Question

Does the limit `lim_(x->3) (f(x)-f(3))/(x-3)` always exist?

Answer 1

Kindly refer to the Discussion given in the Explanation.

Explanation:

The Limit under reference may or may not exist.
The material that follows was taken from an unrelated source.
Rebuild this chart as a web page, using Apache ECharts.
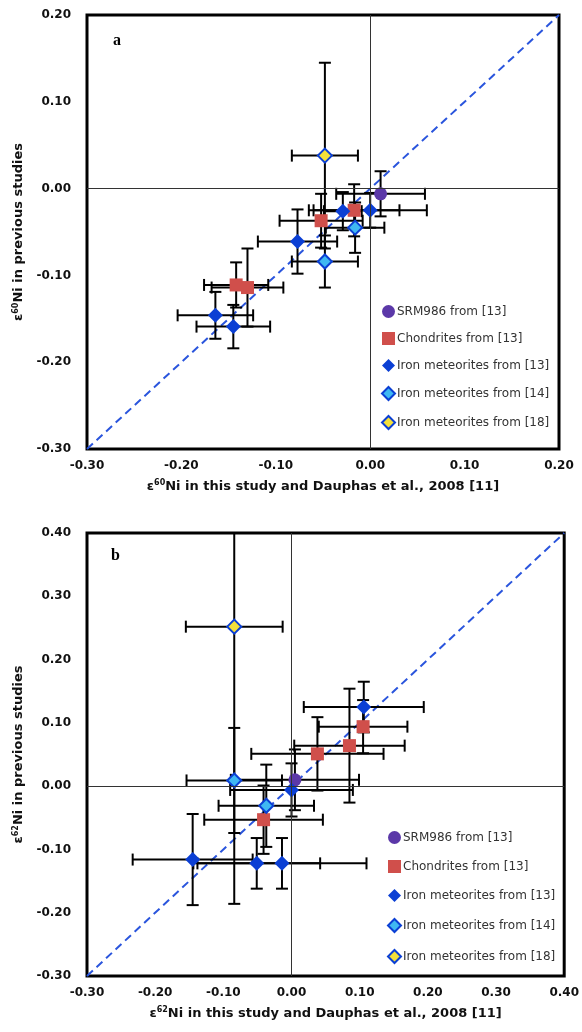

Its existence depends upon the definition of the function `f.`

Consider the following Examples :

`(1) : f(x)=x, x in RR.`

Clearly, the Limit =`lim_(x to 3) {f(x)-f(3)}/(x-3),`

`=lim_(x to 3)(x-3)/(x-3)............[because, f(3)=3]`

`=lim_(x to 3) 1.`

We find that, `lim_(x to 3) {f(x)-f(3)}/(x-3),` exists, and, is `1.`

`(2) : f(x)=|x-3|, x in RR.`

Remember that,

`AA x in RR, |x|=x; if x>=0, &, |x|=-x, if x < 0.`

Since, `f(3)=|3-3|=0,` we have, `{f(x)-f(3)}/(x-3)=|x-3|/(x-3).`

`"Now, as "x to 3-, x < 3 :. (x-3) <0.`

`:. |x-3|=-(x-3).`

`:. lim_(x to 3-){f(x)-f(3)}/(x-3),`

`=lim_(x to 3-) {-(x-3)}/(x-3),`

`rArr lim_(x to 3-) {f(x)-f(3)}/(x-3)=-1....................(star^1).`

On the other hand, as `x to 3+, x>3. :. |x-3|=(x-3).`

`rArr lim_(x to 3+){f(x)-f(3)}/(x-3)=1..........................(star^2).`

`(star^1), &, (star^2),`

`rArr lim_(x to 3-) {f(x)-f(3)}/(x-3)=-1!=1=lim_(x to 3+){f(x)-f(3)}/(x-3).`

We conclude that, `lim_(x to 3){f(x)-f(3)}/(x-3)` does not exist.

Enjoy Maths.!

Answer 2

Recall the limit definition of the derivativbe, that is:

`f'(a) = lim_(x rarr a) (f(x)-f(a))/(x-a)`

We have:

`L = lim_(x->3) (f(x)-f(3))/(x-3)`

And so clearly:

`L = f'(3)`

Without further knowledge of the function we cannot determine if the limits exist. If it were known that `f(x)` was differentiable over some domain that included `x=3` then we could conclude that the limit exists.